Сухомлин - не первый и не единственный, кто менял взгляды, отходил от своей партии или группы и примыкал к другой. Совмещение им формальной принадлежности к эсерам с фактической работой с коммунистами и на них, против эсеров, не сопровождалось трагическими последствиями, как политическое двурушничество других. Тем не менее двурушничество Сухомлина - иначе нельзя назвать его образ действий - не только возмущало, оно и поражало своей неоправданностью даже для двурушника. До второй войны Сухомлин совмещал международное представительство нелегальной российской социалистической партии со службой чиновника свободолюбивому чехословацкому правительству. Но делал он это открыто, не таясь ни от той, ни от другой стороны. К концу же второй мировой войны он дошел до того, что, скрывая свою двойную роль, стал играть на руку господствовавшей в России, враждебной {197} эсерам, партии, державшей в качестве заложников под угрозой "условного расстрела" сотоварищей Сухомлина по ЦК партии и объявившей "врагами народа" ускользнувших из ее рук эсеров. Сухомлин не только нападал и изобличал, часто клевеща на Керенского, Авксентьева, Зензинова, Соловейчика, меня, "За Свободу" и других, но делал это не под своим именем, открыто, а под именем Леонида Белкина в коммунистическом "Голосе России" в Нью-Йорке и под псевдонимом "Европеец" в коммунистических "Русских Новостях" в Париже, как специальный корреспондент из Нью-Йорка.

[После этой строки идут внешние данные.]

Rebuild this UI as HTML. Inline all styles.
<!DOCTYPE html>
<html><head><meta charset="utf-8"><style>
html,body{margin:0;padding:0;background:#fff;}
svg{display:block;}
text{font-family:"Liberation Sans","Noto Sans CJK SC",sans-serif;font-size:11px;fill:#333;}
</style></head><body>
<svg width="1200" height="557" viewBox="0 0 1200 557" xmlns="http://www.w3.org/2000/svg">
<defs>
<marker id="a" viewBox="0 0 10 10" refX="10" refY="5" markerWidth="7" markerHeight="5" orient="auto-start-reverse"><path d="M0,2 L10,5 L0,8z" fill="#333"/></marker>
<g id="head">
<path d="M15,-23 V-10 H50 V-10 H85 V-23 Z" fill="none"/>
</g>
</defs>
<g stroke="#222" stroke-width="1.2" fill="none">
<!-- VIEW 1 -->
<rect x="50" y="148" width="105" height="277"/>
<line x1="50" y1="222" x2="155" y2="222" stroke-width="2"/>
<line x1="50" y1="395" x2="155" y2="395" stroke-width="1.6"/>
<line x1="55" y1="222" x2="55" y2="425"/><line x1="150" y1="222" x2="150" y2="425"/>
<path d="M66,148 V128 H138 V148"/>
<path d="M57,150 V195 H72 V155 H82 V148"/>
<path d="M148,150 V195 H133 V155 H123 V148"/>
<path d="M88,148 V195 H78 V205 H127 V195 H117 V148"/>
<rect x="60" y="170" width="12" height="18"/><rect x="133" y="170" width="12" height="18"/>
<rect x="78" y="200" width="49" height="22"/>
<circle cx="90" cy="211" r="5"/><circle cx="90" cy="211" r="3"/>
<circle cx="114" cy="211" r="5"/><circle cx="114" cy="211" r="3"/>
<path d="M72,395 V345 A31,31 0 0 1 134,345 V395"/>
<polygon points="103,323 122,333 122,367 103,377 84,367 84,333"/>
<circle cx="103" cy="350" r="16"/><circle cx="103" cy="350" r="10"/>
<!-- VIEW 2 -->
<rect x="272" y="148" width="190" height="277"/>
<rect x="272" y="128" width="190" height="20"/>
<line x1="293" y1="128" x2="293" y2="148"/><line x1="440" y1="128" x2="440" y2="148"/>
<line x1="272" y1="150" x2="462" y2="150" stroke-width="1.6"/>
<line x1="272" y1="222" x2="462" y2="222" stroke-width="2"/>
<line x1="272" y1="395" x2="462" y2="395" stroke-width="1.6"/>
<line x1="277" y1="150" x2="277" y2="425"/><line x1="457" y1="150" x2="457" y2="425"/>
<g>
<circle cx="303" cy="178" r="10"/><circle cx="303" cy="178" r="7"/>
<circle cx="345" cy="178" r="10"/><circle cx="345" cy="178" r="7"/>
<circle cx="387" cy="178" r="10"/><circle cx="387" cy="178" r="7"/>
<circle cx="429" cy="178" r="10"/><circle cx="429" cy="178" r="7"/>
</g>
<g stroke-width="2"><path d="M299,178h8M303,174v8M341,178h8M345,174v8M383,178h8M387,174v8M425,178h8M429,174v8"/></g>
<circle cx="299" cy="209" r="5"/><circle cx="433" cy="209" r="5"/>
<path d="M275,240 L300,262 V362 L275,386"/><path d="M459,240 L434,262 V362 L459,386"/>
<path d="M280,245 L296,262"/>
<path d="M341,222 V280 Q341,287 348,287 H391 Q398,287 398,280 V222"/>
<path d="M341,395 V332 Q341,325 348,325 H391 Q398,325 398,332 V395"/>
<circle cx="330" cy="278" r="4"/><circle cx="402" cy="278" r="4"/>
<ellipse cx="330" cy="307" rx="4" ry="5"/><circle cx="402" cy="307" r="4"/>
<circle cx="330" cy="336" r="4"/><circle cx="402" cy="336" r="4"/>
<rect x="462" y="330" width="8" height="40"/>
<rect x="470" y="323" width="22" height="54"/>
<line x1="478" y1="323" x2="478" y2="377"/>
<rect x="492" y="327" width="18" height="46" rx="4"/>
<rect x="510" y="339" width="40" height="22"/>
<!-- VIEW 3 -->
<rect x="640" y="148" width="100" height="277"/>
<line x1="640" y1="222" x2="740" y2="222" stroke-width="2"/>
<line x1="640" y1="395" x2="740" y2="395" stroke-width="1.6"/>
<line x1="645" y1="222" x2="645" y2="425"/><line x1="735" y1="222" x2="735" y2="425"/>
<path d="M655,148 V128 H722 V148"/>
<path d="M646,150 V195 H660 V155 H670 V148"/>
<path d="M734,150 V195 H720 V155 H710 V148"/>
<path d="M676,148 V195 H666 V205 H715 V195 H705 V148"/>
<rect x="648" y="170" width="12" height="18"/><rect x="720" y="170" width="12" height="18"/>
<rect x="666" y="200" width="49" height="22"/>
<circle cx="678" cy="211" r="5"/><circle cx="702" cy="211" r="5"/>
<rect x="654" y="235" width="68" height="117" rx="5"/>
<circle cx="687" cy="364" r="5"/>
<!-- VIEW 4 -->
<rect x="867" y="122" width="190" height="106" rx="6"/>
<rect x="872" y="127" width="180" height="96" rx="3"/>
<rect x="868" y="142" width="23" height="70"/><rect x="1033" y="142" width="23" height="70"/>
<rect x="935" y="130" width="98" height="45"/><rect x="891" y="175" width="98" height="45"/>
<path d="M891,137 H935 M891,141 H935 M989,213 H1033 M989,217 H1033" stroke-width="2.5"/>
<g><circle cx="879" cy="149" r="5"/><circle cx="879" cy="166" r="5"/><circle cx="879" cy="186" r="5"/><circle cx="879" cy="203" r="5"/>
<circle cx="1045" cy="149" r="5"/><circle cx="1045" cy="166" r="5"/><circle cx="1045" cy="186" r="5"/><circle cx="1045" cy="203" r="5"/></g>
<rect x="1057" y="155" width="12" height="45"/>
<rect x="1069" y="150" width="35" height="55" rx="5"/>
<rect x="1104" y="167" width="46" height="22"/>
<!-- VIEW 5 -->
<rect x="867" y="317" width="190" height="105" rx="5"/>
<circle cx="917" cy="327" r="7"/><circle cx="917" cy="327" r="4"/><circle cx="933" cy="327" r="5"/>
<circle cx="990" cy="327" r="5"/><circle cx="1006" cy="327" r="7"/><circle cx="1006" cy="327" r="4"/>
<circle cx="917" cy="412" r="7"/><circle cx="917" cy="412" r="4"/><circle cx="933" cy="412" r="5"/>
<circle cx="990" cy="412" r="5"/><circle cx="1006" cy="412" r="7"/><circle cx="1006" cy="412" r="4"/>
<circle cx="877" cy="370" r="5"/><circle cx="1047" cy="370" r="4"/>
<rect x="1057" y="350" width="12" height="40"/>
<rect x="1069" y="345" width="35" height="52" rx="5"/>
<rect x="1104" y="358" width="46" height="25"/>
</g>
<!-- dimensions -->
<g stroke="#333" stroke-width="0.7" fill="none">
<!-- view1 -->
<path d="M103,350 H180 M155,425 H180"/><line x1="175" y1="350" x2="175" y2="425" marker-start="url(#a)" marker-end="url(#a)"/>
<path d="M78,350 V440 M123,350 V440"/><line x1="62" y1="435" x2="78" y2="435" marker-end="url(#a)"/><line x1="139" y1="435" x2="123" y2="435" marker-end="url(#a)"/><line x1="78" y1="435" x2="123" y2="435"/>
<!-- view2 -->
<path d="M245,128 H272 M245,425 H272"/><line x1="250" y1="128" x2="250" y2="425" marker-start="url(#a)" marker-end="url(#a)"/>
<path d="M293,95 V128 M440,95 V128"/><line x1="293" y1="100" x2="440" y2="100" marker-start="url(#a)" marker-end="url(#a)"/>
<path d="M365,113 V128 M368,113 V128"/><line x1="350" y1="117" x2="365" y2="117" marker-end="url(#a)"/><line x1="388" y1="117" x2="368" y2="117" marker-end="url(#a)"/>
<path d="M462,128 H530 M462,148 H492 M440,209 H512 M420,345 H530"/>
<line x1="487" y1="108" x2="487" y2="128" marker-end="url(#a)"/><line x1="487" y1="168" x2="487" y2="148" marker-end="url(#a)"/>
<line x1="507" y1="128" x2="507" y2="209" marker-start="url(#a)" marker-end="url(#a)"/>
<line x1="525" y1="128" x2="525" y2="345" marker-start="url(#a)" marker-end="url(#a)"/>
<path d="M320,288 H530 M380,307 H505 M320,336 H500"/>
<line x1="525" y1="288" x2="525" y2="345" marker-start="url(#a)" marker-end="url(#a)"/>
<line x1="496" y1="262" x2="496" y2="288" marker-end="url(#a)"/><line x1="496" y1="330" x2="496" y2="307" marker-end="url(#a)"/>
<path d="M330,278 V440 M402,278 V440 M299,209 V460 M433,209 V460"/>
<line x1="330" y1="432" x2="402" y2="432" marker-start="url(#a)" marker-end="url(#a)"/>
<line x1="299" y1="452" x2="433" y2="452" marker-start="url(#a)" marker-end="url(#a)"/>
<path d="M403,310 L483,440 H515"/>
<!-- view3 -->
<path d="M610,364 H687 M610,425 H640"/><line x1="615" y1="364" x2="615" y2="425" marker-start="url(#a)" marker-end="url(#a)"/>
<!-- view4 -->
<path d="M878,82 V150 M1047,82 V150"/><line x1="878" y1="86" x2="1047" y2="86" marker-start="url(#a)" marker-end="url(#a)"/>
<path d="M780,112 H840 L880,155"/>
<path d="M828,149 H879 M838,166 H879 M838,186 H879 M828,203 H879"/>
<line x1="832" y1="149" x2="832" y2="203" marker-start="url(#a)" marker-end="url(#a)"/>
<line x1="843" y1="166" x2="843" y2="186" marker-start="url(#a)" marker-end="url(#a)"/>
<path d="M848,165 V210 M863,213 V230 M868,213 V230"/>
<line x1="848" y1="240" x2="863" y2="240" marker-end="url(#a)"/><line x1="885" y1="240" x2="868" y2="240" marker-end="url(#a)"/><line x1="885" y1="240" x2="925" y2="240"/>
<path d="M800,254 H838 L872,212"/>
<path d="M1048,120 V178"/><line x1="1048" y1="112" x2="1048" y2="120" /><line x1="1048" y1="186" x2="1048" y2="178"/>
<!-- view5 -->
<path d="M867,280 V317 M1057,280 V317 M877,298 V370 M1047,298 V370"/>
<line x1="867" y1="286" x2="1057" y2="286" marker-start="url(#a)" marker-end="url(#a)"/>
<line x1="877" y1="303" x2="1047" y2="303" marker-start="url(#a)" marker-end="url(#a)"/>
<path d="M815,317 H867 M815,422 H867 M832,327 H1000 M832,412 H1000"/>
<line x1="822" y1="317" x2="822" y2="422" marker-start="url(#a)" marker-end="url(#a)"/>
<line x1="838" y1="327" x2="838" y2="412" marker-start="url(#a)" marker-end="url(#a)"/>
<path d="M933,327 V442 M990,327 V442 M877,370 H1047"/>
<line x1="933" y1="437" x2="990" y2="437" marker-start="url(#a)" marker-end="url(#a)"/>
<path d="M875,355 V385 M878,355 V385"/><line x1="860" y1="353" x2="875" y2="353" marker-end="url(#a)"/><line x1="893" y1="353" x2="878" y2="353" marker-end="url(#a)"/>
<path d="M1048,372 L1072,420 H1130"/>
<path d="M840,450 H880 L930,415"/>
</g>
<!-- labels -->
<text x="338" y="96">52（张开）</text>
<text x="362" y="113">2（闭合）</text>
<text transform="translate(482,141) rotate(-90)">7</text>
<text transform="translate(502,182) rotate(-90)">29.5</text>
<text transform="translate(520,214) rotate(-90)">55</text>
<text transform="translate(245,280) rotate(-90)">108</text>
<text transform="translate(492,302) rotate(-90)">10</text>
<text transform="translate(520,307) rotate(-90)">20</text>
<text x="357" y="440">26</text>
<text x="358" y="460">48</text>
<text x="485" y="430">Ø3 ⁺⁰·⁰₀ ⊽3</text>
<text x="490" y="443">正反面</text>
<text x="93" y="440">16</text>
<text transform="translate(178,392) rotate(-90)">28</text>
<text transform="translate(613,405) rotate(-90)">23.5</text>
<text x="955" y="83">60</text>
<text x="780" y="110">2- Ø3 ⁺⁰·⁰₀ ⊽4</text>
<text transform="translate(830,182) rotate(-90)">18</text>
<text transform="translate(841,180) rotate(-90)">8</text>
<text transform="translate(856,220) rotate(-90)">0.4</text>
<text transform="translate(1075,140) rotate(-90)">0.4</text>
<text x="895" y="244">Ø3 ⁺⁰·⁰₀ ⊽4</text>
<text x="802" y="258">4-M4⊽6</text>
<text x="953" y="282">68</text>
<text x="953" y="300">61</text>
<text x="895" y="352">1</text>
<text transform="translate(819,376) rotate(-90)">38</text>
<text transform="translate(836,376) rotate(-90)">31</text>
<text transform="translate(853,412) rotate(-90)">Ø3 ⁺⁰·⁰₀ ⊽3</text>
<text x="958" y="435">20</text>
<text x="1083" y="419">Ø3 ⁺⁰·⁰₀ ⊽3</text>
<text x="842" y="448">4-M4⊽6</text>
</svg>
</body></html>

Свою антиэсеровскую и прокоммунистическую работу Сухомлин скрывал не только от общественного мнения, он утаивал ее и лгал о ней даже своим многолетним политическим сторонникам, когда те дружески осведомляли его о "клевете", на него возводимой противниками, заверяя таких "клеветников" что, если бы он, Сухомлин, на самом деле "окончательно разочаровался в своих убеждениях и уверовал в большевизм, он не побоялся бы о том публично заявить, официально порвать с прошлым и официально же примкнуть к коммунистической партии". Вместе с Сухомлиным и другими, ставшими на сторону невинно заподозренного товарища, покинул в 1942 году нью-йоркскую группу эсеров и В. И. Лебедев. Когда же он убедился, что "Белкин", "Европеец" и Сухомлин одно и то же лицо, он не остановился перед тем, чтобы заклеймить его самым жестоким образом, назвав Сухомлина даже "провокатором", - кем тот все-таки не был.